The observation of winds in the atmosphere raised the question of large scale movements of air masses. In the 18th century, George Hadley, an English lawyer and amateur meteorologist, proposed a tropical atmospheric circulation with warm air rising near the equator, flowing poleward at 10–15 kilometers above the surface and descending in the subtropics (Hadley 1735). This so-called Hadley cell could explain the trade winds. Interest in global circulation phenomena continued, but its systematic study to understand climatic phenomena only began in the 20th century.
Classical climatology took an opposite approach and attempted to understand climatic phenomena from a local perspective and local investigation (see also Regional/small scale research of climate). When higher layers of the atmosphere became a matter of intensive investigation in the early 20th century, the climatological buttom-up approach from the local to the global became challenged.
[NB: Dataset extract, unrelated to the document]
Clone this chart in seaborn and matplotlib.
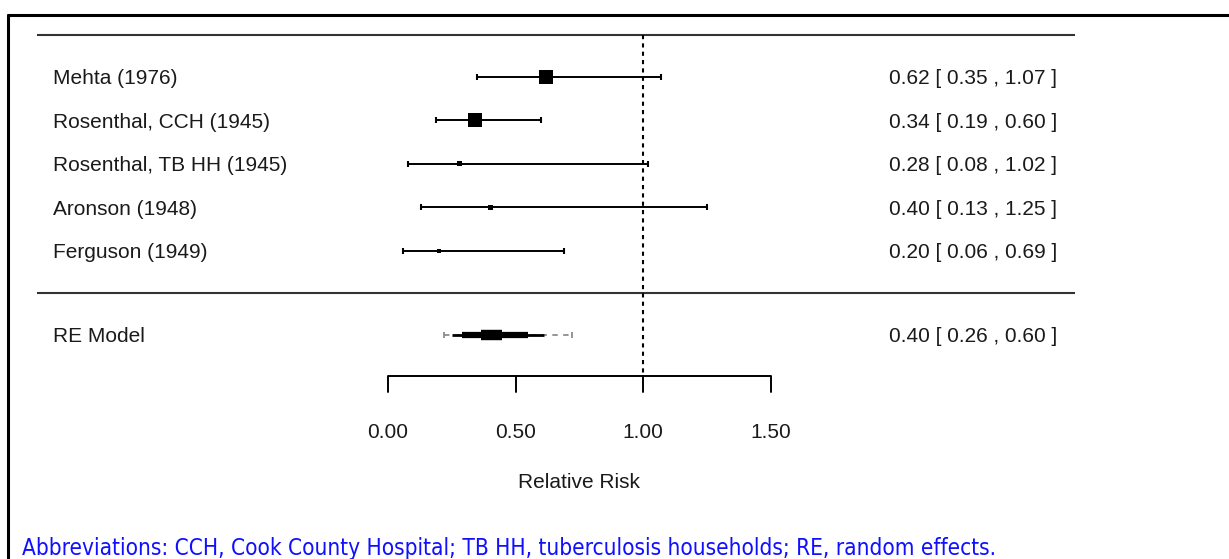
import matplotlib
matplotlib.use("Agg")
import matplotlib.pyplot as plt
from matplotlib.lines import Line2D
import seaborn as sns
import pandas as pd

# ---- data ----
studies = ["Mehta (1976)", "Rosenthal, CCH (1945)", "Rosenthal, TB HH (1945)",
           "Aronson (1948)", "Ferguson (1949)"]
rr = [0.62, 0.34, 0.28, 0.40, 0.20]
ci_lo = [0.35, 0.19, 0.08, 0.13, 0.06]
ci_hi = [1.07, 0.60, 1.02, 1.25, 0.69]
box_px = [14, 14, 5, 5, 4]          # marker side (weight display)

re_label = "RE Model"
re_est = 0.40
re_ci = (0.26, 0.60)
re_pi = (0.22, 0.72)
re_inner = (0.29, 0.55)
re_box = (0.365, 0.447)

xticks = [0.0, 0.5, 1.0, 1.5]
xtick_labels = ["0.00", "0.50", "1.00", "1.50"]
xlabel = "Relative Risk"
footnote = "Abbreviations: CCH, Cook County Hospital; TB HH, tuberculosis households; RE, random effects."

# ---- layout ----
W, H = 1229, 559
sns.set_theme(style="white")
plt.rcParams['font.family'] = ['Liberation Sans', 'DejaVu Sans']
fig = plt.figure(figsize=(W / 100, H / 100), dpi=100)
ax = fig.add_axes([0, 0, 1, 1])
ax.axis("off")

x0px, unit = 388, 255.0
y0px, step = 77, 43.5
ax.set_xlim(-x0px / unit, (W - x0px) / unit)
ax.set_ylim((H - y0px) / step, -y0px / step)

def xd(px):
    return (px - x0px) / unit

def yd(py):
    return (py - y0px) / step

rows = list(range(len(studies)))
re_row = yd(335)
FS = 15
TXT = "#1a1a1a"
dy = 2 / step   # text baseline nudge

# outer frame
fig.add_artist(Line2D([8 / W, 1.0], [1 - 15 / H, 1 - 15 / H], color="black", lw=2.2,
                      transform=fig.transFigure))
fig.add_artist(Line2D([8 / W, 8 / W], [1 - 15 / H, 0], color="black", lw=2.2,
                      transform=fig.transFigure))

# horizontal rules
for py in (35, 293):
    ax.plot([xd(37), xd(1075)], [yd(py), yd(py)], color="#333333", lw=1.5,
            solid_capstyle="butt")

# reference line
ax.plot([1.0, 1.0], [yd(35), yd(376)], color="black", lw=1.5, ls=(0, (2, 2)))

# study CIs
for r, lo, hi in zip(rows, ci_lo, ci_hi):
    ax.plot([lo, hi], [r, r], color="black", lw=1.4, solid_capstyle="butt")
    ax.plot([lo, hi], [r, r], ls="none", marker="|", ms=5, mew=1.5, color="black")

df = pd.DataFrame({"study": studies, "rr": rr, "row": rows})
sizes = {s: (p * 0.72) ** 2 for s, p in zip(studies, box_px)}
sns.scatterplot(data=df, x="rr", y="row", size="study", sizes=sizes, marker="s",
                color="black", edgecolor="black", linewidth=0, legend=False, ax=ax,
                zorder=5)

# RE model summary
ax.plot(list(re_pi), [re_row, re_row], color="#8c8c8c", lw=1.3, ls=(0, (3, 3)))
ax.plot(list(re_pi), [re_row, re_row], ls="none", marker="|", ms=5, mew=1.3,
        color="#8c8c8c")
ax.plot([re_ci[0] - 0.01, re_ci[1] + 0.01], [re_row, re_row], color="black", lw=2.0,
        solid_capstyle="butt")
ax.plot(list(re_inner), [re_row, re_row], color="black", lw=4.5, solid_capstyle="butt")
ax.plot(list(re_box), [re_row, re_row], color="black", lw=7.5, solid_capstyle="butt")

# labels
for r, s in zip(rows, studies):
    ax.text(xd(53), r + dy, s, ha="left", va="center", fontsize=FS, color=TXT)
ax.text(xd(53), re_row + dy, re_label, ha="left", va="center", fontsize=FS, color=TXT)

for r, e, lo, hi in zip(rows, rr, ci_lo, ci_hi):
    ax.text(xd(1057), r + dy, f"{e:.2f} [ {lo:.2f} , {hi:.2f} ]", ha="right",
            va="center", fontsize=FS, color=TXT)
ax.text(xd(1057), re_row + dy, f"{re_est:.2f} [ {re_ci[0]:.2f} , {re_ci[1]:.2f} ]",
        ha="right", va="center", fontsize=FS, color=TXT)

# x axis
ay = yd(376)
ax.plot([xticks[0], xticks[-1]], [ay, ay], color="black", lw=1.4, solid_capstyle="butt")
for t, lab in zip(xticks, xtick_labels):
    ax.plot([t, t], [ay, yd(392)], color="black", lw=1.4)
    ax.text(t, yd(430) + dy, lab, ha="center", va="center", fontsize=FS, color=TXT)
ax.text((xticks[0] + xticks[-1]) / 2, yd(480) + dy, xlabel, ha="center", va="center",
        fontsize=FS, color=TXT)

# footnote
ft = fig.text(22 / W, 1 - 548 / H, footnote, ha="left", va="center", fontsize=14,
              color="#1010ff", family=["DejaVu Sans"], fontstretch="condensed")
fig.canvas.draw()
w = ft.get_window_extent().width
ft.set_fontsize(14 * 981 / w)

fig.savefig("out.png", dpi=100, facecolor="white")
Large scale circulation patterns had a tremendous impact on climatic phenomena such as tropical rain belts, subtropical deserts and the monsoon. Climatologists such as Hermann Flohn, who made significant contributions to the understanding of the monsoon, attempted to modernize climatology and integrate local and large scale approaches in climatology (see modernizing climatology).
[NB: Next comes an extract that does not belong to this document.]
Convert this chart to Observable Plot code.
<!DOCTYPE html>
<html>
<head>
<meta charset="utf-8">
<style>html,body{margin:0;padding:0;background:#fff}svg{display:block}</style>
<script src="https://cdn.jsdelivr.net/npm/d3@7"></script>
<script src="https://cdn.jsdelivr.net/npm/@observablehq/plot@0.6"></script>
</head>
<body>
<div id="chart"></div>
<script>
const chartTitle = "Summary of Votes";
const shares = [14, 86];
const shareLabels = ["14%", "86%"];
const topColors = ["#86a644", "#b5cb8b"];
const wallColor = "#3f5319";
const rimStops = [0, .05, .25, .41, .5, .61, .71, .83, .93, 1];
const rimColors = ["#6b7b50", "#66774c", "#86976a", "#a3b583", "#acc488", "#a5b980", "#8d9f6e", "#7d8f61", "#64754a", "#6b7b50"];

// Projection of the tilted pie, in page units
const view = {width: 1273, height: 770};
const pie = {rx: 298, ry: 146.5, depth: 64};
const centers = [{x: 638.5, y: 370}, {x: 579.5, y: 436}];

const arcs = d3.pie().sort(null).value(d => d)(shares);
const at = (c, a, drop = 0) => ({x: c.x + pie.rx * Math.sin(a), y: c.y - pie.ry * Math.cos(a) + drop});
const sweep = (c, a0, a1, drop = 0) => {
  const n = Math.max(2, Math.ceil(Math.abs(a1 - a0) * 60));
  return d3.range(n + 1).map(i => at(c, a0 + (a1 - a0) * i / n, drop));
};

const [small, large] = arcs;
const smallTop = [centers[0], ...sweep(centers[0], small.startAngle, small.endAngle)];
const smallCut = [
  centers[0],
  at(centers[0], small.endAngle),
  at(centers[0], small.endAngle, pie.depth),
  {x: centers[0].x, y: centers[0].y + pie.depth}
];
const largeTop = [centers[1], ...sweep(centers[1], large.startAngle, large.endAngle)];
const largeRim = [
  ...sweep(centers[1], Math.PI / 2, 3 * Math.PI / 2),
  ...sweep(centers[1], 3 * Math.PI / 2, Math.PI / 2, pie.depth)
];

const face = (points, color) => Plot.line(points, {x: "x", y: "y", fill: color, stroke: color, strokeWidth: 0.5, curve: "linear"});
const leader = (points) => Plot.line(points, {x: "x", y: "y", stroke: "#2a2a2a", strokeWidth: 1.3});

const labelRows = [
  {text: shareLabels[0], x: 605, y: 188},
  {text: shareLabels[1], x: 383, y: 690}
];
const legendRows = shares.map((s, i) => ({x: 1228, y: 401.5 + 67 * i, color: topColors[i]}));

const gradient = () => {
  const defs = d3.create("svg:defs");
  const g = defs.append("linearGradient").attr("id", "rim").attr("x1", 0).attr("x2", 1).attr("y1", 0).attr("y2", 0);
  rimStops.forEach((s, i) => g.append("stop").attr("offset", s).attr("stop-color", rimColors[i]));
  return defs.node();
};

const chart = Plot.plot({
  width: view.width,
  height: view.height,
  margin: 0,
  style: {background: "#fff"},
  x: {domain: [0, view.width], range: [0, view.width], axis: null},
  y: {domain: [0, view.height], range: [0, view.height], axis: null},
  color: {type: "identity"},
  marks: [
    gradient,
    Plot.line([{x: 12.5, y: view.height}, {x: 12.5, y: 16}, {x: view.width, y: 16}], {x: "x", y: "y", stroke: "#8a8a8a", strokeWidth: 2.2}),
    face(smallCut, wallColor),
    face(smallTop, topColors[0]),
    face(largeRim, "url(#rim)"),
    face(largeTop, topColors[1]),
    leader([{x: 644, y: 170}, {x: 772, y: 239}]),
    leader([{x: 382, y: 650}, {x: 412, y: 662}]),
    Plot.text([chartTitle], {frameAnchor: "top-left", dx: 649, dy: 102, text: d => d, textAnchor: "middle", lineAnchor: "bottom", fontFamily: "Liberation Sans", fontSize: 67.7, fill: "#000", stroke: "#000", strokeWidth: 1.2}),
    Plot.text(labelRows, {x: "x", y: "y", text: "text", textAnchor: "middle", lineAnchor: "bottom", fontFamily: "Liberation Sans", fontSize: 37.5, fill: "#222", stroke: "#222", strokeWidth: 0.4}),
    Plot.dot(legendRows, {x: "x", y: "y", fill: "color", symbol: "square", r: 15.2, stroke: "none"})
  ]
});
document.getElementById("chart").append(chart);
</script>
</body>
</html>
Climate modeling, in contrast, took from its very beginning a larger scale approach and cannot handle small scale phenomena adequately. Climate models are based on differential equations, which in principle describe the state of the atmosphere at every point in time and space. The solution of these equations, however, required an averaging of the state of the atmosphere in large grid cells covering the surface of the earth. These grid cells usually have a side length of several hundred kilometers. Smaller scale phenomena such as cloud formation and precipitation, hence, cannot be modeled in a realistic manner.
With the dissemination of general circulation models (and a raising awareness of global environmental problems) from the 1970s onwards, the attention increasingly moved away from local and regional detail to the global character of climate. A typical example of this globalization is the construction of the artificial parameter “global mean temperature” by James E. Hansen and others as a lead parameter to assess global climate change (see climate projections). Coarse grid resolution and simplifications in climate models, on the other hand, reinforced a reductionist approach blurring regional and local characteristics (such as local topography etc.).
Sources:
Hadley, George: "Concerning the Cause of the General Trade-Winds", Philosophical Transactions 39, pp. 58-62.
Randall, D. et al. 2003. Breaking the Cloud Parameterization Deadlock, Bulletin of the American Meteorological Society, 84, pp. 1547-1564.